* **Set problem**: Transcribe the listing verbatim. Do not carry over any pictures.

* **Data**:
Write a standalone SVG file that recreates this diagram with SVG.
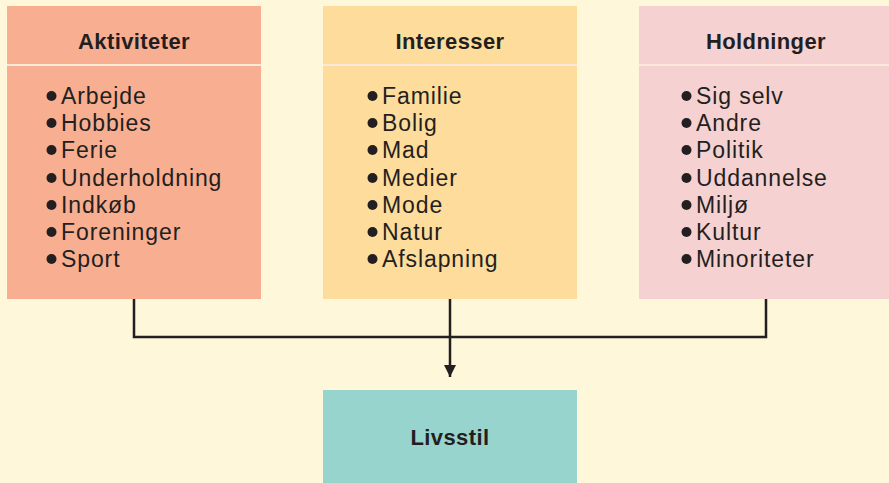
<svg xmlns="http://www.w3.org/2000/svg" width="889" height="483" viewBox="0 0 889 483">
<defs>
<style>
.title{font-family:"Liberation Sans",Arial,sans-serif;font-weight:bold;font-size:22px;letter-spacing:0.4px;fill:#231f20;text-anchor:middle}
.item{font-family:"Liberation Sans",Arial,sans-serif;font-size:23px;letter-spacing:0.9px;fill:#231f20}
.div{stroke:#fde8dc;stroke-width:2}
.conn{fill:none;stroke:#231f20;stroke-width:2.5}
</style>
<marker id="arr" markerWidth="12" markerHeight="12" viewBox="0 0 12 12" refX="12" refY="6" orient="auto" markerUnits="userSpaceOnUse">
<path d="M0,0 L12,6 L0,12 Z" fill="#231f20"/>
</marker>
</defs>
<rect width="889" height="483" fill="#fef7d9"/>
<g id="aktiviteter">
<rect x="7" y="6" width="254" height="293" fill="#f8ae91"/>
<line class="div" x1="7" y1="65" x2="261" y2="65"/>
<text class="title" x="134" y="49">Aktiviteter</text>
<g fill="#231f20"><circle cx="51.5" cy="96" r="5"/><circle cx="51.5" cy="123" r="5"/><circle cx="51.5" cy="150" r="5"/><circle cx="51.5" cy="178" r="5"/><circle cx="51.5" cy="205" r="5"/><circle cx="51.5" cy="232" r="5"/><circle cx="51.5" cy="259" r="5"/></g>
<text class="item" x="61" y="104">Arbejde</text>
<text class="item" x="61" y="131">Hobbies</text>
<text class="item" x="61" y="158">Ferie</text>
<text class="item" x="61" y="186">Underholdning</text>
<text class="item" x="61" y="213">Indkøb</text>
<text class="item" x="61" y="240">Foreninger</text>
<text class="item" x="61" y="267">Sport</text>
</g>
<g id="interesser">
<rect x="323" y="6" width="254" height="293" fill="#fedc9c"/>
<line class="div" x1="323" y1="65" x2="577" y2="65"/>
<text class="title" x="450" y="49">Interesser</text>
<g fill="#231f20"><circle cx="372.5" cy="96" r="5"/><circle cx="372.5" cy="123" r="5"/><circle cx="372.5" cy="150" r="5"/><circle cx="372.5" cy="178" r="5"/><circle cx="372.5" cy="205" r="5"/><circle cx="372.5" cy="232" r="5"/><circle cx="372.5" cy="259" r="5"/></g>
<text class="item" x="382" y="104">Familie</text>
<text class="item" x="382" y="131">Bolig</text>
<text class="item" x="382" y="158">Mad</text>
<text class="item" x="382" y="186">Medier</text>
<text class="item" x="382" y="213">Mode</text>
<text class="item" x="382" y="240">Natur</text>
<text class="item" x="382" y="267">Afslapning</text>
</g>
<g id="holdninger">
<rect x="639" y="6" width="250" height="293" fill="#f6d1d1"/>
<line class="div" x1="639" y1="65" x2="889" y2="65"/>
<text class="title" x="766" y="49">Holdninger</text>
<g fill="#231f20"><circle cx="686.5" cy="96" r="5"/><circle cx="686.5" cy="123" r="5"/><circle cx="686.5" cy="150" r="5"/><circle cx="686.5" cy="178" r="5"/><circle cx="686.5" cy="205" r="5"/><circle cx="686.5" cy="232" r="5"/><circle cx="686.5" cy="259" r="5"/></g>
<text class="item" x="696" y="104">Sig selv</text>
<text class="item" x="696" y="131">Andre</text>
<text class="item" x="696" y="158">Politik</text>
<text class="item" x="696" y="186">Uddannelse</text>
<text class="item" x="696" y="213">Miljø</text>
<text class="item" x="696" y="240">Kultur</text>
<text class="item" x="696" y="267">Minoriteter</text>
</g>
<g id="livsstil">
<rect x="323" y="390" width="254" height="93" fill="#97d4cd"/>
<text class="title" x="450" y="445">Livsstil</text>
</g>
<g id="connectors">
<path class="conn" d="M134,299 V337 H766 V299"/>
<path class="conn" d="M450,299 V377" marker-end="url(#arr)"/>
</g>
</svg>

* **Output of the task**:
Write a standalone SVG file that recreates this diagram with SVG.
<svg xmlns="http://www.w3.org/2000/svg" width="889" height="483" viewBox="0 0 889 483">
<defs>
<style>
.title{font-family:"Liberation Sans",Arial,sans-serif;font-weight:bold;font-size:22px;letter-spacing:0.4px;fill:#231f20;text-anchor:middle}
.item{font-family:"Liberation Sans",Arial,sans-serif;font-size:23px;letter-spacing:0.9px;fill:#231f20}
.div{stroke:#fde8dc;stroke-width:2}
.conn{fill:none;stroke:#231f20;stroke-width:2.5}
</style>
<marker id="arr" markerWidth="12" markerHeight="12" viewBox="0 0 12 12" refX="12" refY="6" orient="auto" markerUnits="userSpaceOnUse">
<path d="M0,0 L12,6 L0,12 Z" fill="#231f20"/>
</marker>
</defs>
<rect width="889" height="483" fill="#fef7d9"/>
<g id="aktiviteter">
<rect x="7" y="6" width="254" height="293" fill="#f8ae91"/>
<line class="div" x1="7" y1="65" x2="261" y2="65"/>
<text class="title" x="134" y="49">Aktiviteter</text>
<g fill="#231f20"><circle cx="51.5" cy="96" r="5"/><circle cx="51.5" cy="123" r="5"/><circle cx="51.5" cy="150" r="5"/><circle cx="51.5" cy="178" r="5"/><circle cx="51.5" cy="205" r="5"/><circle cx="51.5" cy="232" r="5"/><circle cx="51.5" cy="259" r="5"/></g>
<text class="item" x="61" y="104">Arbejde</text>
<text class="item" x="61" y="131">Hobbies</text>
<text class="item" x="61" y="158">Ferie</text>
<text class="item" x="61" y="186">Underholdning</text>
<text class="item" x="61" y="213">Indkøb</text>
<text class="item" x="61" y="240">Foreninger</text>
<text class="item" x="61" y="267">Sport</text>
</g>
<g id="interesser">
<rect x="323" y="6" width="254" height="293" fill="#fedc9c"/>
<line class="div" x1="323" y1="65" x2="577" y2="65"/>
<text class="title" x="450" y="49">Interesser</text>
<g fill="#231f20"><circle cx="372.5" cy="96" r="5"/><circle cx="372.5" cy="123" r="5"/><circle cx="372.5" cy="150" r="5"/><circle cx="372.5" cy="178" r="5"/><circle cx="372.5" cy="205" r="5"/><circle cx="372.5" cy="232" r="5"/><circle cx="372.5" cy="259" r="5"/></g>
<text class="item" x="382" y="104">Familie</text>
<text class="item" x="382" y="131">Bolig</text>
<text class="item" x="382" y="158">Mad</text>
<text class="item" x="382" y="186">Medier</text>
<text class="item" x="382" y="213">Mode</text>
<text class="item" x="382" y="240">Natur</text>
<text class="item" x="382" y="267">Afslapning</text>
</g>
<g id="holdninger">
<rect x="639" y="6" width="250" height="293" fill="#f6d1d1"/>
<line class="div" x1="639" y1="65" x2="889" y2="65"/>
<text class="title" x="766" y="49">Holdninger</text>
<g fill="#231f20"><circle cx="686.5" cy="96" r="5"/><circle cx="686.5" cy="123" r="5"/><circle cx="686.5" cy="150" r="5"/><circle cx="686.5" cy="178" r="5"/><circle cx="686.5" cy="205" r="5"/><circle cx="686.5" cy="232" r="5"/><circle cx="686.5" cy="259" r="5"/></g>
<text class="item" x="696" y="104">Sig selv</text>
<text class="item" x="696" y="131">Andre</text>
<text class="item" x="696" y="158">Politik</text>
<text class="item" x="696" y="186">Uddannelse</text>
<text class="item" x="696" y="213">Miljø</text>
<text class="item" x="696" y="240">Kultur</text>
<text class="item" x="696" y="267">Minoriteter</text>
</g>
<g id="livsstil">
<rect x="323" y="390" width="254" height="93" fill="#97d4cd"/>
<text class="title" x="450" y="445">Livsstil</text>
</g>
<g id="connectors">
<path class="conn" d="M134,299 V337 H766 V299"/>
<path class="conn" d="M450,299 V377" marker-end="url(#arr)"/>
</g>
</svg>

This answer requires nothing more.